• Input

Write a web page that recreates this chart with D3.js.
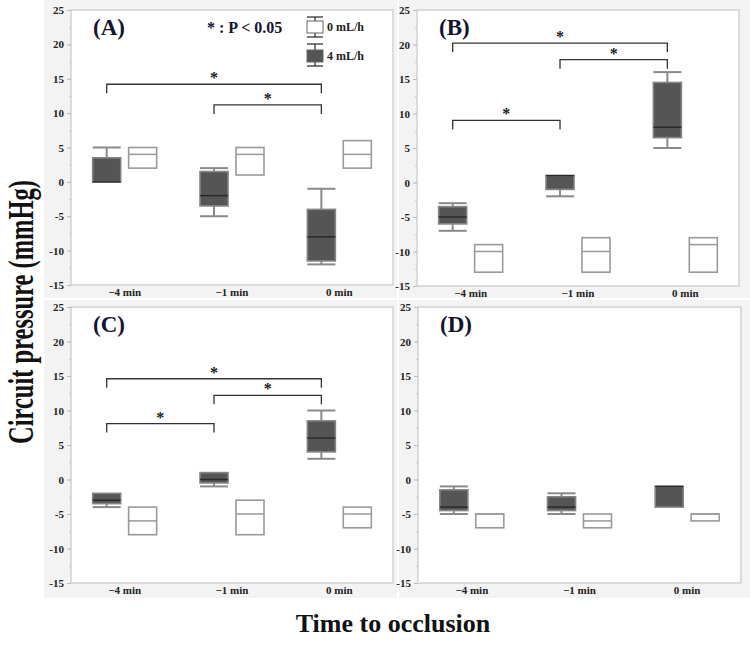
---
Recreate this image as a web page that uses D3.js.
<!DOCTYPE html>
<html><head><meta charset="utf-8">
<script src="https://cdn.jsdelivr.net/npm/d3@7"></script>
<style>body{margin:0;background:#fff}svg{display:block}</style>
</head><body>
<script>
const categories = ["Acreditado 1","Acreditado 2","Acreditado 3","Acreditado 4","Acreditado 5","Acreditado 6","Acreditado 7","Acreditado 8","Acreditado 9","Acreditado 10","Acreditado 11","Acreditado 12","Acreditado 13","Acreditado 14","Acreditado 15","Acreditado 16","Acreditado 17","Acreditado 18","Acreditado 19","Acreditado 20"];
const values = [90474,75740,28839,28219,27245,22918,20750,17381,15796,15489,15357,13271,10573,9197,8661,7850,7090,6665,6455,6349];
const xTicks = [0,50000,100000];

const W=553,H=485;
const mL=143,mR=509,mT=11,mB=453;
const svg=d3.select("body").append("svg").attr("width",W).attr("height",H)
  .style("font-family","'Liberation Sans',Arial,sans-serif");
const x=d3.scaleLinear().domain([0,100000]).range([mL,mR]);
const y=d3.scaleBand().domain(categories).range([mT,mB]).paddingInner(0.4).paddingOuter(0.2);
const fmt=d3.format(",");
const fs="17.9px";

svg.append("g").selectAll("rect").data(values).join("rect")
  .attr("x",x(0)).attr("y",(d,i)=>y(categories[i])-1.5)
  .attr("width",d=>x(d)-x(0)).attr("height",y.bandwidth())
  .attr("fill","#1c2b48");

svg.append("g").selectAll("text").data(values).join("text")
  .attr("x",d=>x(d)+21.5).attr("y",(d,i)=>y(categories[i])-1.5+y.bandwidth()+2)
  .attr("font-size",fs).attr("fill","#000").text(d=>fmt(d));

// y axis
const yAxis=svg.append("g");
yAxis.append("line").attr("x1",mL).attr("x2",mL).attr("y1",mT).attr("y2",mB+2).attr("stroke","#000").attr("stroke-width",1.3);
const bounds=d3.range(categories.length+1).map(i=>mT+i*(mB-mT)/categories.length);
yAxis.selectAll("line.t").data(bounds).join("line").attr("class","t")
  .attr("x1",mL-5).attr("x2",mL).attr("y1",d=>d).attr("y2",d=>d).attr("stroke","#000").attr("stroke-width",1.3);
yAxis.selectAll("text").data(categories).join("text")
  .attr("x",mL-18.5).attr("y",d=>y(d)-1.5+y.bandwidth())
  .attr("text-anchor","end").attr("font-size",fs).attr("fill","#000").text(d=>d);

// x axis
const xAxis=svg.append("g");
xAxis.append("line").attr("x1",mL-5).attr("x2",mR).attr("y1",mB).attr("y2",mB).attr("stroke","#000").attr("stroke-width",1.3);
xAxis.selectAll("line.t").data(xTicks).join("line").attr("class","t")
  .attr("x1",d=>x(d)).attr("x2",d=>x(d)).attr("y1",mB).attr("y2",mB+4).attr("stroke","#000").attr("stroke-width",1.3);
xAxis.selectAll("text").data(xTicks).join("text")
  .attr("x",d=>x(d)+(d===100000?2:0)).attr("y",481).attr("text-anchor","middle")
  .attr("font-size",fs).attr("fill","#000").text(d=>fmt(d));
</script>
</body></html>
...
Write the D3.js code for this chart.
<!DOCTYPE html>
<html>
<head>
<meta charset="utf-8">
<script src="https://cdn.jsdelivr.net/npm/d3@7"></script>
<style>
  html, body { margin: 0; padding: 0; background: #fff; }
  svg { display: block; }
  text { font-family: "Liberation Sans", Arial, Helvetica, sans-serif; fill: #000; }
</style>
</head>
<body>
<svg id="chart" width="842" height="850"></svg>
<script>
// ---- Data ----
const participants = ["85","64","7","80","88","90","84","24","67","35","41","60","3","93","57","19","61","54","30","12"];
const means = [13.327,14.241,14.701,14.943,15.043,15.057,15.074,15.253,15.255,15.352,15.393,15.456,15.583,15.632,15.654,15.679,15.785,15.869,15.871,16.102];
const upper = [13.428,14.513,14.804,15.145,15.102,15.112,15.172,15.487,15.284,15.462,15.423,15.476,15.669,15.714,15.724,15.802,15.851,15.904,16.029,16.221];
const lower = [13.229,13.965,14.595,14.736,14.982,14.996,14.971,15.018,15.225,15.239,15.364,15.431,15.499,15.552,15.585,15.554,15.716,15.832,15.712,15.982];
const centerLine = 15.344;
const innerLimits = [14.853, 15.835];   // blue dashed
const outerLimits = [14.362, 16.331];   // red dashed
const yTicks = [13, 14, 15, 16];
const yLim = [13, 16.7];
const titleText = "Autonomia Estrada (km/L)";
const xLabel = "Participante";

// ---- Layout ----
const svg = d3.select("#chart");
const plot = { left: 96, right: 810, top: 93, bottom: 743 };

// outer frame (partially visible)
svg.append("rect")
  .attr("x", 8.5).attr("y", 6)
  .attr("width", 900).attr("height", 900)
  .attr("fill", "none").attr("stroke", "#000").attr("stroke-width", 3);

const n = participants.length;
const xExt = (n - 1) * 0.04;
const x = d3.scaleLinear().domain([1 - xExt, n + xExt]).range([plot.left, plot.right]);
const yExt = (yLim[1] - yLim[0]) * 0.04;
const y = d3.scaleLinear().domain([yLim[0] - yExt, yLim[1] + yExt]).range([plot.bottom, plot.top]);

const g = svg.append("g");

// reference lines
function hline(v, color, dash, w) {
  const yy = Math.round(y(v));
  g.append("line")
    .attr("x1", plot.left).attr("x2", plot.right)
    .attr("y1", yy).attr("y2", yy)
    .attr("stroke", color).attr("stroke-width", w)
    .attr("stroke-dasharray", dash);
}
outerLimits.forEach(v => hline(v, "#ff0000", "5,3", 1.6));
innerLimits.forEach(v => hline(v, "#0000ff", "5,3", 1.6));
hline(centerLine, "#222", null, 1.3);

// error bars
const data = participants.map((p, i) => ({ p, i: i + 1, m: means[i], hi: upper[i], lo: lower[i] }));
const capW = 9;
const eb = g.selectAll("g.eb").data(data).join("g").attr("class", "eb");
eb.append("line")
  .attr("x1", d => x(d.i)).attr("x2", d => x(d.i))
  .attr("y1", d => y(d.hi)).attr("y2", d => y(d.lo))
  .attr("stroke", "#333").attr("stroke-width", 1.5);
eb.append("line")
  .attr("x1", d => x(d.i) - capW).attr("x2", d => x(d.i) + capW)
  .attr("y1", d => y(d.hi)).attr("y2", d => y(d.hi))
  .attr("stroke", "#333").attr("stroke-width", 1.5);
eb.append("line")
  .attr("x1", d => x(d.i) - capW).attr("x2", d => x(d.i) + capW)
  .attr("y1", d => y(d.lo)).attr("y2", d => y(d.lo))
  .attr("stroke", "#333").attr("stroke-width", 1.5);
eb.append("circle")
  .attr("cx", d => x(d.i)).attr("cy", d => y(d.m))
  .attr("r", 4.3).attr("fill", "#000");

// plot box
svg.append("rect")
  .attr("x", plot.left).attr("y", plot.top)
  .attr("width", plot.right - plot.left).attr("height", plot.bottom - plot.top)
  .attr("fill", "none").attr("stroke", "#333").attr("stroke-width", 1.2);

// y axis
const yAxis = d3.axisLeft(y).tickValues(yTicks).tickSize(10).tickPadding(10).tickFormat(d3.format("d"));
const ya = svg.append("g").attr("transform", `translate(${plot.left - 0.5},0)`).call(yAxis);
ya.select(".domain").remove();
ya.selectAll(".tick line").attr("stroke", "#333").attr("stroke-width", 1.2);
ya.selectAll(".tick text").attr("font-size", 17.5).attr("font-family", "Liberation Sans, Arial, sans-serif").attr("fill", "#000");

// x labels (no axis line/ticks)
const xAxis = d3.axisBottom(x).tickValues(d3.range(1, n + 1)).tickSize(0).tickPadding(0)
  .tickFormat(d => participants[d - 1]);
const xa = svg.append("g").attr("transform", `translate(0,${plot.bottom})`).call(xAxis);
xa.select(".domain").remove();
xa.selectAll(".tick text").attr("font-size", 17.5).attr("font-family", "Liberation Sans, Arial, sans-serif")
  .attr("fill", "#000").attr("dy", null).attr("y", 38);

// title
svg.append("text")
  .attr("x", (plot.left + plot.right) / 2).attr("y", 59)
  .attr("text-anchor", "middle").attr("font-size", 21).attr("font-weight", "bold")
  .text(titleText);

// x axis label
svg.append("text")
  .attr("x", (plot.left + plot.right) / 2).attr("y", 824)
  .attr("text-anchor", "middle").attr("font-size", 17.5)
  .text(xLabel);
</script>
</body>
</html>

• What this task involves
List every line above that holds the word "Write".

• Output below
Write a web page that recreates this chart with D3.js.
Write the D3.js code for this chart.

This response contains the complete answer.